We asked UConn students what they’re listening to. Here’s what they said.


The University Connecticut student body is as diverse in ideas and backgrounds as they are in music taste. Asking students at random what they’ve been listening to and why music is important to them reveals an eclectic taste, yet a common reasoning as to its importance to them.

Mercy Yalartai, fourth-semester undecided student, said that Chance the Rapper, Spazzy Rocket, Lauryn Hill, Joey Bada$$, Drake and Wu Tang Clan are on the top of her list of artists she’s been listening to. “Blind Man” by Spazzy Rocket is the number one song she’s listening to.

“I’ve got that on replay, I love it,” she said.

Yalartai is open to all kinds of music, but her main passion is R&B and hip-hop. Going back to her roots, she can better understand what people today are saying, for music serves as a different form of education for her.

“Music means so much. It’s something that, like when I’m in a bad space, or I’m just disconnected from the world — it’s something that draws me back in,” said Yalartai. “It’s a feeling that can’t be replaced, it can’t be replicated — it’s something that’s authentic.”

There is a hole in Yalartai’s life when music is missing.

“Music just provides this connection that’s just unbelievable,” Yalarti said. Her guilty pleasure is Taylor Swift for she “can’t even lie” when it comes to her love for Swift’s foot stomping, feud-inspired “Bad Blood.”

Fourth-semester pre-communications major, Olivia Blackburn said, “I’m pretty consistently down with early 2000’s pop, which is really embarrassing.”

She’s really into Britney Spears and stays up-to-date with top 40 on iTunes. Whether or not others would agree with this, she admits, “I’m like really bad with music.”

The track on continuous play for Blackburn has been “Big Poppa” by The Notorious B.I.G.

It’s “the only thing I’ve been listening to for two days…and Justin Bieber! I would die for Justin Bieber, I love him,” she said laughing.

For her guilty pleasure, she immediately answered Justin Bieber, “but not even guilty because I don’t feel bad about it because he’s great!” She considers herself a certified “Belieber.”

Jacqueline Pigano, eighth-semester communications and women’s gender and sexuality studies double major, whose guilty pleasure also consists of Bieber, listens to a lot of different music within the alternative, indie spectrum. She has been listening to a lot of Fleet Foxes, naturally as they are “one of my favorite artists ever” and The Decemberists. She’s a big fan of “folky” music.

Speaking on Fleet Foxes, Pigano said, “I think that they’re really good story tellers and in a way, it sounds really odd, but they make me nostalgic for a time that like I wasn’t even alive (during). They make me feel like I was there.”
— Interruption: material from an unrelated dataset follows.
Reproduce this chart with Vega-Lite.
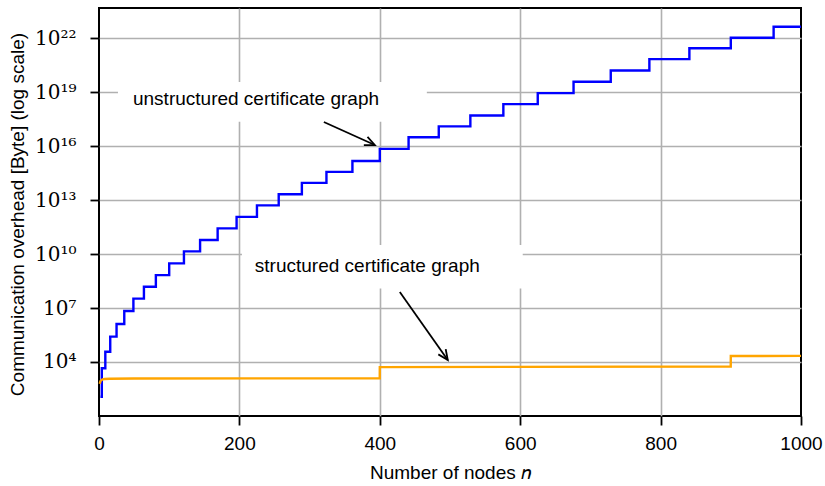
{
  "$schema": "https://vega.github.io/schema/vega-lite/v6.json",
  "width": 702,
  "height": 408,
  "autosize": {"type": "none"},
  "padding": {"left": 99, "top": 8, "right": 24, "bottom": 70},
  "background": "white",
  "config": {
    "view": {"stroke": "black", "strokeWidth": 2}
  },
  "datasets": {
    "unstructured": [
      {"n": 2, "v": 117}, {"n": 4, "v": 4467}, {"n": 9, "v": 37150}, {"n": 16, "v": 257000},
      {"n": 25, "v": 1290000}, {"n": 36, "v": 6760000}, {"n": 49, "v": 3.31e7}, {"n": 64, "v": 1.51e8},
      {"n": 81, "v": 6.76e8}, {"n": 100, "v": 3.02e9}, {"n": 121, "v": 1.41e10}, {"n": 144, "v": 6.03e10},
      {"n": 169, "v": 2.69e11}, {"n": 196, "v": 1.17e12}, {"n": 225, "v": 5.13e12}, {"n": 256, "v": 2.14e13},
      {"n": 289, "v": 9.12e13}, {"n": 324, "v": 3.72e14}, {"n": 361, "v": 1.51e15}, {"n": 400, "v": 7.08e15},
      {"n": 441, "v": 3.16e16}, {"n": 484, "v": 1.26e17}, {"n": 529, "v": 5.13e17}, {"n": 576, "v": 2.19e18},
      {"n": 625, "v": 8.91e18}, {"n": 676, "v": 3.8e19}, {"n": 729, "v": 1.62e20}, {"n": 784, "v": 6.92e20},
      {"n": 841, "v": 2.82e21}, {"n": 900, "v": 1.07e22}, {"n": 961, "v": 4.37e22}, {"n": 1000, "v": 4.37e22}
    ],
    "structured": [
      {"n": 1, "v": 603}, {"n": 2, "v": 832}, {"n": 3, "v": 955}, {"n": 5, "v": 1070}, {"n": 8, "v": 1120},
      {"n": 15, "v": 1170}, {"n": 50, "v": 1200}, {"n": 399.9, "v": 1230}, {"n": 400, "v": 5130},
      {"n": 899.9, "v": 5620}, {"n": 900, "v": 21400}, {"n": 1000, "v": 21900}
    ],
    "boxes": [
      {"n": 27, "v": 2.29e17, "n2": 467, "v2": 3.72e19},
      {"n": 203.6, "v": 1.23e8, "n2": 603.6, "v2": 3.16e10}
    ],
    "arrows": [
      {"n": 320.3, "v": 2.21e17, "n2": 392.9, "v2": 1.16e16},
      {"n": 428.5, "v": 7.76e7, "n2": 496.8, "v2": 12880}
    ],
    "heads": [
      {"n": 392.9, "v": 1.16e16, "arrow": 1},
      {"n": 496.8, "v": 12880, "arrow": 2}
    ],
    "labels": [
      {"n": 48.4, "v": 1.95e18, "text": "unstructured certificate graph"},
      {"n": 222, "v": 1.05e9, "text": "structured certificate graph"}
    ]
  },
  "encoding": {
    "x": {
      "field": "n", "type": "quantitative",
      "scale": {"domain": [0, 1000], "nice": false, "zero": false},
      "title": "Number of nodes 𝑛",
      "axis": {
        "values": [0, 200, 400, 600, 800, 1000],
        "format": "d",
        "domain": false,
        "grid": true, "gridColor": "#b0b0b0", "gridWidth": 1.6,
        "gridOpacity": {"condition": {"test": "datum.value <= 0 || datum.value >= 1000", "value": 0}, "value": 1},
        "ticks": true, "tickColor": "black", "tickSize": 9, "tickWidth": 1.8,
        "labelFont": "Liberation Sans", "labelFontSize": 19, "labelColor": "black",
        "labelBaseline": "alphabetic", "labelPadding": 24, "labelFlush": false, "labelOverlap": false,
        "titleFont": "Liberation Sans", "titleFontSize": 19, "titleFontWeight": "normal", "titleColor": "black",
        "titleX": 351, "titleY": 62, "titleBaseline": "alphabetic", "titleAlign": "center"
      }
    },
    "y": {
      "field": "v", "type": "quantitative",
      "scale": {"type": "log", "domain": [9.87, 4.84e23], "nice": false},
      "title": "Communication overhead [Byte] (log scale)",
      "axis": {
        "values": [1e4, 1e7, 1e10, 1e13, 1e16, 1e19, 1e22],
        "labelExpr": "datum.value < 1e5 ? '10⁴' : datum.value < 1e8 ? '10⁷' : datum.value < 1e11 ? '10¹⁰' : datum.value < 1e14 ? '10¹³' : datum.value < 1e17 ? '10¹⁶' : datum.value < 1e20 ? '10¹⁹' : '10²²'",
        "domain": false,
        "grid": true, "gridColor": "#b0b0b0", "gridWidth": 1.6,
        "ticks": true, "tickColor": "black", "tickSize": 9, "tickWidth": 1.8,
        "labelFont": "DejaVu Serif", "labelFontSize": 20, "labelColor": "black",
        "labelBaseline": "middle", "labelPadding": 14, "labelOverlap": false, "labelFlush": false,
        "titleFont": "Liberation Sans", "titleFontSize": 19, "titleFontWeight": "normal", "titleColor": "black",
        "titleX": -82, "titleY": 206, "titleAngle": -90, "titleAlign": "center", "titleBaseline": "middle"
      }
    }
  },
  "layer": [
    {
      "data": {"name": "boxes"},
      "mark": {"type": "rect", "fill": "white", "stroke": null},
      "encoding": {"x2": {"field": "n2"}, "y2": {"field": "v2"}}
    },
    {
      "data": {"name": "unstructured"},
      "mark": {"type": "line", "interpolate": "step-after", "color": "#0000ff", "strokeWidth": 2.4},
      "encoding": {}
    },
    {
      "data": {"name": "structured"},
      "mark": {"type": "line", "interpolate": "linear", "color": "#ffa500", "strokeWidth": 2.4},
      "encoding": {}
    },
    {
      "data": {"name": "arrows"},
      "mark": {"type": "rule", "color": "black", "strokeWidth": 1.8},
      "encoding": {"x2": {"field": "n2"}, "y2": {"field": "v2"}}
    },
    {
      "data": {"name": "heads"},
      "transform": [{"filter": "datum.arrow == 1"}],
      "mark": {"type": "point", "shape": "M-0.45,1 L0,0 L0.45,1", "filled": false, "stroke": "black", "strokeWidth": 1.8, "size": 400, "angle": 114, "opacity": 1},
      "encoding": {}
    },
    {
      "data": {"name": "heads"},
      "transform": [{"filter": "datum.arrow == 2"}],
      "mark": {"type": "point", "shape": "M-0.45,1 L0,0 L0.45,1", "filled": false, "stroke": "black", "strokeWidth": 1.8, "size": 400, "angle": 145, "opacity": 1},
      "encoding": {}
    },
    {
      "data": {"name": "labels"},
      "mark": {"type": "text", "align": "left", "baseline": "alphabetic", "font": "Liberation Sans", "fontSize": 19, "color": "black"},
      "encoding": {"text": {"field": "text"}}
    }
  ]
}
Among other guilty pleasures, Pigano likes 80’s pop music, “which I’m not that guilty about,” she said. 

Lastly, Kenneth Philipson, fourth-semester chemical engineering major, has mostly been listening to Queens of the Stone Age, which “I’ve been getting into them a lot lately,” he said. He’s also been listening to a lot of Mastodon and The Mars Volta.
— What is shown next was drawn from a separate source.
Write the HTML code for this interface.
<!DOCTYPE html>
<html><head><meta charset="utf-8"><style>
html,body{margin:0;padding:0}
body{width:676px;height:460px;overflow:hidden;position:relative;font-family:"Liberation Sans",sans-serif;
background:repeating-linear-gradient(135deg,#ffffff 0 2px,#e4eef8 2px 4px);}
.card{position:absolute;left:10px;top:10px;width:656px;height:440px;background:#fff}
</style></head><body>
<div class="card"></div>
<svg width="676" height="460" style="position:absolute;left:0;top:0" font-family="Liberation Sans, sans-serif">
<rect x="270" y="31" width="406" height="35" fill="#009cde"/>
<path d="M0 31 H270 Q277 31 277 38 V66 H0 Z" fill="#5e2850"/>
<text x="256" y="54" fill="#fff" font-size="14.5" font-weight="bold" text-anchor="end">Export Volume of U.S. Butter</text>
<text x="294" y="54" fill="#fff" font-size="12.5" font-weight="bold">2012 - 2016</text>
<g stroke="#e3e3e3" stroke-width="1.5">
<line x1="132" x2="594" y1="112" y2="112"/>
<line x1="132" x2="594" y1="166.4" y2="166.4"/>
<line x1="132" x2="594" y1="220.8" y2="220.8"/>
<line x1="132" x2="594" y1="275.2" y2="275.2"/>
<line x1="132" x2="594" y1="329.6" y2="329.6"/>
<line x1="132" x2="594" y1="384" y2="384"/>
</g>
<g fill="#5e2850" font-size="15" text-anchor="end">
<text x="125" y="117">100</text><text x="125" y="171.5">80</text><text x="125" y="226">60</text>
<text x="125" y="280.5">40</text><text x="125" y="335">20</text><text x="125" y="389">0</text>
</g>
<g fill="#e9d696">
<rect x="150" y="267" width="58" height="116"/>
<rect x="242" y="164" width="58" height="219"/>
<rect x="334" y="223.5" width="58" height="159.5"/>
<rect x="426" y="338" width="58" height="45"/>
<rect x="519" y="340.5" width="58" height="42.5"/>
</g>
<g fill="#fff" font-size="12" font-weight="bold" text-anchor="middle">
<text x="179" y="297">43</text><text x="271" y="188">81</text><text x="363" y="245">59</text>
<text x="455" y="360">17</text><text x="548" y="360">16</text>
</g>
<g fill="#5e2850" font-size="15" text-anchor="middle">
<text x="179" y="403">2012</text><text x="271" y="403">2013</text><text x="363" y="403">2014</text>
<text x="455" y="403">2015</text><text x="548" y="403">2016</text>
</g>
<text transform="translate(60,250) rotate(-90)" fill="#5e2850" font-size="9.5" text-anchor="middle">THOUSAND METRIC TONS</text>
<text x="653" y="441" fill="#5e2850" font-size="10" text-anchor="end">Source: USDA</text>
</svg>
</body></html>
For Philipson, music “helps me zone out. It helps me pass time. It makes the walk to and from classes easier, because I’ve got a long walk.” Life without music for him would be “really boring. I guess pretty bland.”

His guilty pleasure? Ke$ha. “I know all of her songs,” he said.

Gone are the days of feeling so guilty over one’s “guilty pleasures.” Maybe that’s because our generation has the ability to purchase and/or stream songs from every corner of the world, from any era and from all existing genres. It seems clear we live in an age of diverse tastes, yet with the same necessity for the music that makes people feel alive.